Show-stopper scene in a tense drama
By SIMON BEVILACQUA
Sunday Tasmanian
May 1, 2005

DAVID Wenham was speechless after flying over Tasmania's Recherche Bay last week.

The Australian actor is not usually lost for words.

Words are his trade. Wenham did not become the hottest property in the Australian film industry without the gift of the gab.

His roles in hit television drama SeaChange and films like The Lord of the Rings, The Bank, Gettin' Square and Three Dollars rely on his mastery of the spoken word.

But the sight of the bay left him mute.

As the helicopter hovered 1000m from the ground, about 20 swans paddled on Black Swan Lagoon below.

It was the perfect Tasmanian autumn day, crystal clear and mild.

The ocean between Tasmania and Antarctica can whip up some of the fiercest storms on the planet and throw them at the shores of Tasmania's southernmost tip. This day, however, it was heavenly calm.

Waves rippled onto the sparkling sands on a remote beach on Recherche Bay's north-east peninsula.

Wenham, no script to prompt him, simply shook his head and let his mouth hang open.

Later, when the 39-year-old actor's feet returned to the ground, he explained his inability to speak -- he was moved by the beauty.

"You can't help but be affected by it because it is extraordinarily beautiful, it's like nothing else I've seen," he said.

The Recherche Bay story has been reborn and history is on a collision course with the present.

Private landowners David and Robert Vernon entered a contract with timber giant Gunns to log the bay's north-east peninsula.

The Vernons have acted in accord with Tasmania's Regional Forest Agreement in their plans to log a coupe of about 100 hectares.

With the Tasmanian Government's approval, a road has been built through a wildlife sanctuary to allow the logging.

A 100-metre no-bulldozer zone has been implemented around the peninsula's shoreline and the possible site of a French garden and observatory.

However, a grassroots campaign to stop the logging has grown, led by former school headmaster Bruce Poulson, former lawyer Greg Hogg and other concerned locals.

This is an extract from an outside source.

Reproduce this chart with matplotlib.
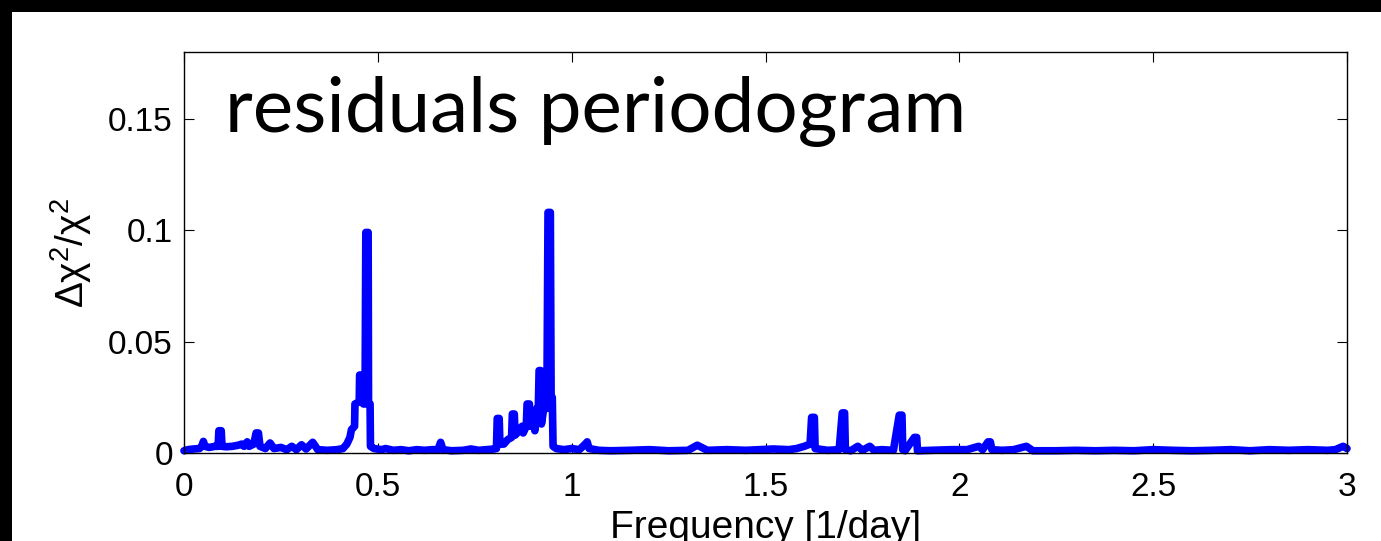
import numpy as np
import matplotlib
matplotlib.use('Agg')
import matplotlib.pyplot as plt
from matplotlib.patches import Rectangle

# frequency [1/day] and delta chi2 / chi2
freq = [0.000, 0.010, 0.025, 0.040, 0.046, 0.050, 0.054, 0.065, 0.080, 0.088,
        0.090, 0.096, 0.098, 0.110, 0.125, 0.140, 0.149, 0.155, 0.163, 0.168,
        0.180, 0.186, 0.192, 0.196, 0.210, 0.222, 0.232, 0.250, 0.265, 0.278,
        0.290, 0.303, 0.315, 0.332, 0.345, 0.370, 0.395, 0.410, 0.420, 0.428,
        0.432, 0.440, 0.441, 0.452, 0.453, 0.462, 0.463, 0.467, 0.469, 0.475,
        0.476, 0.480, 0.481, 0.490, 0.510, 0.520, 0.540, 0.560, 0.580, 0.600,
        0.620, 0.640, 0.655, 0.662, 0.668, 0.690, 0.720, 0.740, 0.760, 0.780,
        0.800, 0.806, 0.808, 0.813, 0.815, 0.825, 0.835, 0.845, 0.847, 0.852,
        0.854, 0.865, 0.872, 0.875, 0.883, 0.885, 0.891, 0.893, 0.900, 0.905,
        0.910, 0.914, 0.916, 0.920, 0.922, 0.928, 0.932, 0.936, 0.939, 0.945,
        0.947, 0.950, 0.952, 0.960, 0.980, 1.000, 1.020, 1.035, 1.040, 1.045,
        1.070, 1.100, 1.150, 1.200, 1.250, 1.300, 1.324, 1.350, 1.400, 1.450,
        1.520, 1.560, 1.580, 1.600, 1.615, 1.619, 1.626, 1.628, 1.660, 1.690,
        1.698, 1.704, 1.706, 1.720, 1.738, 1.750, 1.769, 1.780, 1.800, 1.830,
        1.845, 1.852, 1.854, 1.860, 1.884, 1.890, 1.892, 1.930, 1.980, 2.020,
        2.050, 2.060, 2.074, 2.080, 2.084, 2.110, 2.140, 2.173, 2.190, 2.250,
        2.300, 2.350, 2.400, 2.450, 2.500, 2.550, 2.600, 2.650, 2.700, 2.750,
        2.800, 2.850, 2.900, 2.950, 2.970, 2.990, 3.000]
power = [0.0010, 0.0015, 0.0018, 0.0020, 0.0030, 0.0052, 0.0030, 0.0025, 0.0030, 0.0030,
         0.0100, 0.0100, 0.0030, 0.0028, 0.0030, 0.0035, 0.0040, 0.0030, 0.0050, 0.0030,
         0.0040, 0.0090, 0.0090, 0.0030, 0.0020, 0.0045, 0.0020, 0.0025, 0.0015, 0.0030,
         0.0015, 0.0037, 0.0018, 0.0048, 0.0015, 0.0012, 0.0015, 0.0020, 0.0040, 0.0070,
         0.0105, 0.0120, 0.0220, 0.0230, 0.0350, 0.0350, 0.0220, 0.0220, 0.0990, 0.0990,
         0.0220, 0.0220, 0.0030, 0.0020, 0.0015, 0.0020, 0.0012, 0.0015, 0.0010, 0.0015,
         0.0012, 0.0015, 0.0015, 0.0048, 0.0015, 0.0010, 0.0012, 0.0018, 0.0012, 0.0015,
         0.0018, 0.0020, 0.0155, 0.0155, 0.0040, 0.0040, 0.0060, 0.0070, 0.0175, 0.0175,
         0.0080, 0.0100, 0.0120, 0.0090, 0.0120, 0.0220, 0.0220, 0.0120, 0.0160, 0.0100,
         0.0200, 0.0200, 0.0370, 0.0370, 0.0130, 0.0200, 0.0280, 0.0200, 0.1080, 0.1080,
         0.0250, 0.0250, 0.0030, 0.0020, 0.0015, 0.0020, 0.0015, 0.0040, 0.0050, 0.0020,
         0.0012, 0.0010, 0.0012, 0.0015, 0.0010, 0.0012, 0.0035, 0.0012, 0.0015, 0.0012,
         0.0018, 0.0015, 0.0020, 0.0030, 0.0040, 0.0160, 0.0160, 0.0020, 0.0012, 0.0015,
         0.0180, 0.0180, 0.0015, 0.0010, 0.0030, 0.0012, 0.0030, 0.0012, 0.0015, 0.0012,
         0.0170, 0.0170, 0.0015, 0.0010, 0.0070, 0.0070, 0.0010, 0.0012, 0.0015, 0.0015,
         0.0030, 0.0015, 0.0050, 0.0050, 0.0015, 0.0012, 0.0015, 0.0030, 0.0010, 0.0010,
         0.0012, 0.0010, 0.0012, 0.0010, 0.0015, 0.0012, 0.0010, 0.0012, 0.0015, 0.0010,
         0.0015, 0.0012, 0.0015, 0.0012, 0.0015, 0.0030, 0.0020]

xticks = [0, 0.5, 1, 1.5, 2, 2.5, 3]
xticklabels = ['0', '0.5', '1', '1.5', '2', '2.5', '3']
yticks = [0, 0.05, 0.1, 0.15]
yticklabels = ['0', '0.05', '0.1', '0.15']

plt.rcParams['font.family'] = ['Liberation Sans', 'DejaVu Sans']
plt.rcParams['mathtext.fontset'] = 'custom'
plt.rcParams['mathtext.rm'] = 'Liberation Sans'
plt.rcParams['mathtext.it'] = 'Liberation Sans:italic'

fig = plt.figure(figsize=(13.81, 5.41), dpi=100, facecolor='black')
# white page with black strip on top and left
fig.patches.append(Rectangle((12 / 1381, 0), 1, (541 - 12) / 541,
                             transform=fig.transFigure, facecolor='white',
                             edgecolor='none', zorder=-10))

ax = fig.add_axes([184 / 1381, 88 / 541, 1163 / 1381, 401 / 541])
ax.plot(freq, power, color='#0000ff', lw=5.5, solid_joinstyle='round',
        solid_capstyle='round', clip_on=False)

ax.set_xlim(0, 3)
ax.set_ylim(0, 0.18)
ax.set_xticks(xticks)
ax.set_xticklabels(xticklabels)
ax.set_yticks(yticks)
ax.set_yticklabels(yticklabels)
ax.tick_params(direction='in', length=7, width=0.8, labelsize=24,
               top=True, right=True)
ax.tick_params(axis='x', pad=14)
ax.tick_params(axis='y', pad=8)
for s in ax.spines.values():
    s.set_linewidth(1.0)

ax.set_xlabel('Frequency [1/day]', fontsize=28, labelpad=5)
ax.set_ylabel(r'$\mathrm{\Delta\chi}^2/\mathrm{\chi}^2$', fontsize=28, labelpad=10)

ax.text(0.035, 0.80, 'residuals periodogram', transform=ax.transAxes,
        fontsize=55, family=['Lato', 'DejaVu Sans'], va='baseline', ha='left')

fig.savefig('out.png', dpi=100)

The Greens also championed the cause.

Greens leader Senator Bob Brown took Wenham to Recherche Bay after using the same see-it-for-yourself tactic with Labor numbers man Graeme Richardson in the 1980s and former Labor leader Mark Latham before the last federal election. The strategy was again effective.

"Recherche Bay is obviously of great cultural significance to this country," Wenham said.

"It's not as well known as it should be but it's obviously played a huge part in Australian history and it's something we should absolutely treasure.

"To go in there and log is destruction, it's cultural vandalism."

Senator Brown also took Wenham to the Styx forest.

"It's amazing to stand here under this tree that's been here maybe 500 years and hear that it is one of the largest living things on earth, bigger than the dinosaurs, it's overwhelming," Wenham said.

"We could use this as a wonderful asset. There are thousands of people who want to see these forests from all around the world."